VE EN UZUN MGK TOPLANTISI...
- Tarih 28 Şubat 1997... En uzun Milli Güvenlik Kurulu toplantısının ardından Başbakan Necmeddbin Erbakan'a yapılan baskılar iyice arttı. O MGK'da "bin yıl sürecek" denilen süreç için önemli bir viraj dönülüyordu.
- Gazetelerin günlerdir birinci sayfalarında işaret ettiği tarihi MGK toplantısı yapıldı. Alınan karalar hükümete bidirildi, laiklik konusunda yasaların uygulanması istendi.
- 4 Mart günü, Erbakan MGK kararlarını yumuşatılmasını istedi ve bu talebinin gerçekleştirilmemesi halinde imza atmayacağını belirtti.
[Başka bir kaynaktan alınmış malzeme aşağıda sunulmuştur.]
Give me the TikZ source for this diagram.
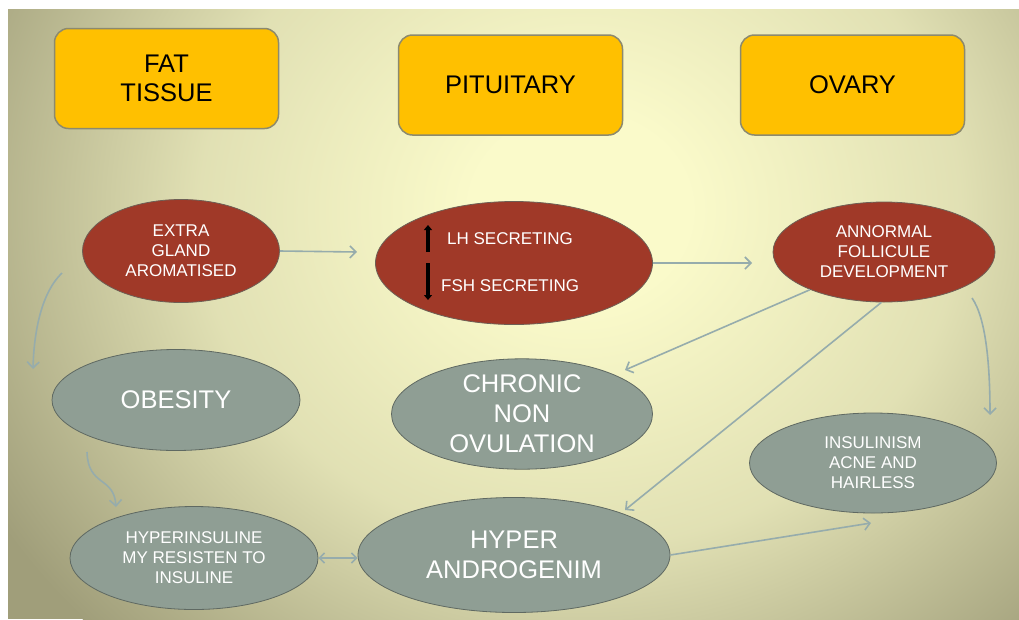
\documentclass[tikz,border=0pt]{standalone}
\usepackage{fontspec}
\setmainfont{Liberation Sans}
\usetikzlibrary{shapes.geometric,arrows.meta,calc}
\definecolor{bgin}{RGB}{250,250,202}
\definecolor{bgout}{RGB}{160,158,122}
\definecolor{boxorange}{RGB}{255,192,0}
\definecolor{boxedge}{RGB}{140,138,110}
\definecolor{redfill}{RGB}{160,57,40}
\definecolor{rededge}{RGB}{110,95,85}
\definecolor{grayfill}{RGB}{143,158,148}
\definecolor{grayedge}{RGB}{95,105,98}
\definecolor{connclr}{RGB}{150,172,172}
\pgfdeclareradialshading{bgshade}{\pgfpoint{0bp}{0bp}}{color(0bp)=(bgin); color(4bp)=(bgin); color(14bp)=(bgin!72!bgout); color(25bp)=(bgout); color(50bp)=(bgout)}
\begin{document}
\begin{tikzpicture}[x=1pt,y=-1pt,
  box/.style={rectangle, rounded corners=14pt, fill=boxorange, draw=boxedge, line width=1.5pt,
    minimum width=224pt, minimum height=100pt, inner sep=0pt, align=center,
    font=\fontsize{25.5}{29}\selectfont},
  redell/.style={ellipse, fill=redfill, draw=rededge, line width=0.8pt, text=white, inner sep=0pt,
    align=center, font=\fontsize{17}{20}\selectfont},
  grayell/.style={ellipse, fill=grayfill, draw=grayedge, line width=0.8pt, text=white, inner sep=0pt,
    align=center},
  small/.style={font=\fontsize{17}{20}\selectfont},
  big/.style={font=\fontsize{25.5}{30}\selectfont},
  conn/.style={draw=connclr, line width=1.6pt, -{Straight Barb[length=6pt,width=12pt]}},
  updown/.style={line width=4pt, black, -{Triangle[length=5pt,width=8pt]}},
  lbl/.style={text=white, inner sep=0pt, font=\fontsize{17}{20}\selectfont}
]
\useasboundingbox (0,0) rectangle (1019,619);
\begin{scope}
  \clip (8,9) rectangle (1019,619);
  \fill[bgout] (8,9) rectangle (1019,619);
  \shade[shading=bgshade] (580,210) ellipse (680 and 600);
\end{scope}

% top boxes
\node[box] (fat) at (166.5,78.5) {FAT\\TISSUE};
\node[box] (pit) at (510.5,85) {PITUITARY};
\node[box] (ova) at (852.5,85) {OVARY};

% red ellipses
\node[redell, minimum width=197pt, minimum height=103pt] (ext) at (181,251) {EXTRA\\GLAND\\AROMATISED};
\node[redell, minimum width=277pt, minimum height=123pt] (lh) at (514,263) {};
\node[lbl, anchor=west] (lht) at (447,239) {LH SECRETING};
\node[lbl, anchor=west] (fsh) at (441,286) {FSH SECRETING};
\node[redell, minimum width=222pt, minimum height=100pt] (ann) at (884,252) {ANNORMAL\\FOLLICULE\\DEVELOPMENT};

\draw[updown] ($(lht.west)+(-19,13)$) -- ($(lht.west)+(-19,-14)$);
\draw[updown] ($(fsh.west)+(-13,-23)$) -- ($(fsh.west)+(-13,14)$);

% gray ellipses
\node[grayell, big, minimum width=248pt, minimum height=101pt] (obe) at (176,400) {OBESITY};
\node[grayell, big, minimum width=261pt, minimum height=106pt] (chr) at (522,414) {CHRONIC\\NON\\OVULATION};
\node[grayell, small, minimum width=247pt, minimum height=100pt] (ins) at (873,463) {INSULINISM\\ACNE AND\\HAIRLESS};
\node[grayell, small, minimum width=248pt, minimum height=103pt] (hin) at (194,558) {HYPERINSULINE\\MY RESISTEN TO\\INSULINE};
\node[grayell, big, minimum width=312pt, minimum height=115pt] (hyp) at (514,555) {\raisebox{-9pt}{\parbox{220pt}{\centering HYPER\\ANDROGENIM}}};

% connector end points
\coordinate (e1) at (357,252);
\coordinate (e2) at (752,263);
\coordinate (s3) at (62,273);
\coordinate (e3) at (33,369);
\coordinate (s4) at (87,452);
\coordinate (e4) at (116,507);
\coordinate (e5) at (625,370);
\coordinate (e6) at (625,510);
\coordinate (s7) at (972,298);
\coordinate (e7) at (990,415);
\coordinate (e8) at (871,523);

\draw[conn] (ext.east) -- (e1);
\draw[conn] (lh.east) -- (e2);
\draw[conn] (s3) .. controls (42,292) and (34,330) .. (e3);
\draw[conn] (s4) .. controls (88,487) and (114,476) .. (e4);
\draw[conn] (ann.207) -- (e5);
\draw[conn] (ann.267) -- (e6);
\draw[conn] (s7) .. controls (986,318) and (990,365) .. (e7);
\draw[conn] (hyp.east) -- (e8);
\draw[draw=connclr, line width=1.6pt, {Straight Barb[length=5pt,width=10pt]}-{Straight Barb[length=5pt,width=10pt]}] (hin.east) -- (hin.east -| hyp.west);
\end{tikzpicture}
\end{document}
- Medya ve askerin baskıları yüzünden, merhum Erbakan daha fazla dayanamadı ve 13 Mart günü MGK kararlarını imzalamak zorunda kaldı. Daha sonra yaptığı açıklamada Erbakan, bu kararları değil sadece ön yazıyı imzaladığını söyledi.
- Bir süre sonra MGK Kararlarını Uygulama Komitesi kurularak ülke çapında sözde "İrticaavı" başladı.